A simmering debate has erupted between the Central Bank of Kenya (CBK) and two key players in the country’s financial ecosystem—Safaricom and the Kenya Bankers Association (KBA)—over a proposed Fast Payment System (FPS).
The ambitious Sh25.9 billion project, envisioned to enhance interoperability and reduce transaction costs, is being criticised for its hefty price tag and potential inefficiencies.
Safaricom and KBA, in a joint report, argue that building a new system from scratch is both costly and unnecessary.
Instead, they propose upgrading existing payment platforms, such as Pesalink, which already facilitates peer-to-peer bank transfers.
While they acknowledge the FPS could improve Kenya's payment infrastructure, they question the feasibility of a project that could take four years to complete.
Read More
The FPS would be managed by a Special Purpose Vehicle (SPV), a body owned by the CBK (60 per cent), Safaricom (20 per cent), and commercial banks (20 per cent).
However, the proposed structure has raised eyebrows, with critics warning of potential bureaucratic bottlenecks under the CBK’s majority control.
“The creation of an SPV may mean that streamlining regulations that would deliver immediate benefits within the current payment landscape may be delayed until the SPV and FPS are operationalised,” the report stated, cautioning that delays could stifle Kenya's renowned financial innovation.
Beyond the governance concerns, Safaricom and KBA highlighted a misalignment between the FPS model and Kenya’s predominantly mobile-driven payment market.

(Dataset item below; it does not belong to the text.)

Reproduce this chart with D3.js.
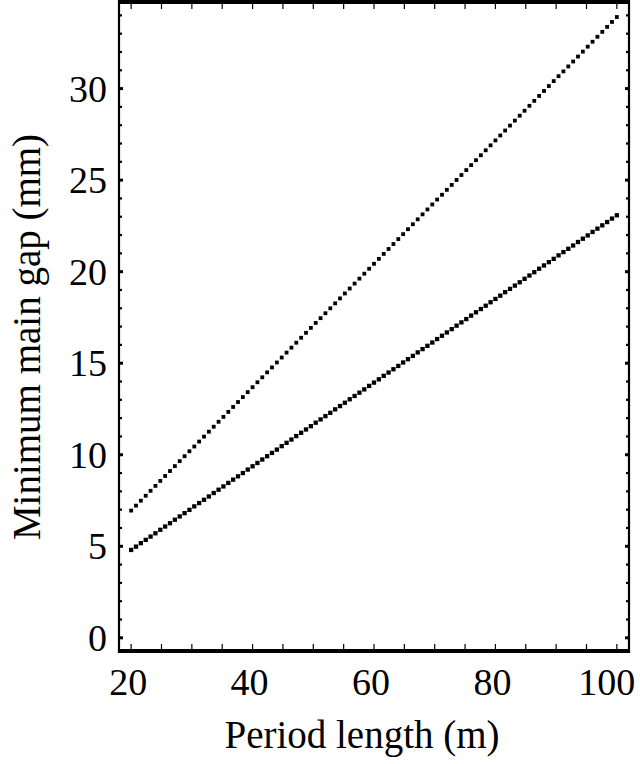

Platforms like M-Pesa and Airtel Money dominate transactions in a country where digital payments have largely replaced cash.
“It is a high-risk approach as it is an unproven model in a market where payments are predominantly digital and mobile-based. Most FPS implementations from other markets started when cash and/or card payments were dominant,” the report noted, casting doubt on the practicality of introducing a system designed for different market conditions.
Advocating for a more inclusive approach, the report recommended that existing platforms like Pesalink be expanded to include players beyond banks, such as SACCOs, micro-finance institutions, and other payment providers.
This model, similar to Zimbabwe’s, would integrate the CBK and other stakeholders into an established system, reducing costs and implementation time.
While payment experts agree that the FPS could unlock opportunities by lowering transaction costs and enabling seamless transfers, they also recognise potential challenges.
Alfred Ongere, former chief technology officer at Payless Africa, remarked that the system could foster innovation but might also create hurdles for smaller players.
“It will create opportunities for smaller players but could also raise entry barriers for them. It will drive innovation in Kenya’s payments industry, with both small and large service providers pushed to offer better solutions,” Ongere stated.
Kenya’s current payment infrastructure faces challenges of fragmentation.
Mobile money platforms operate largely in isolation, requiring separate agreements to connect with financial institutions.
Pesalink itself caters exclusively to banks, leaving out other entities like SACCOs.
The CBK has remained tight-lipped on whether it will pursue the FPS or prioritise upgrades to existing systems such as M-Pesa and Pesalink.
As the country awaits the next move, the debate has sparked conversations about balancing modernisation with cost-efficiency while safeguarding Kenya’s global reputation as a leader in mobile money innovation.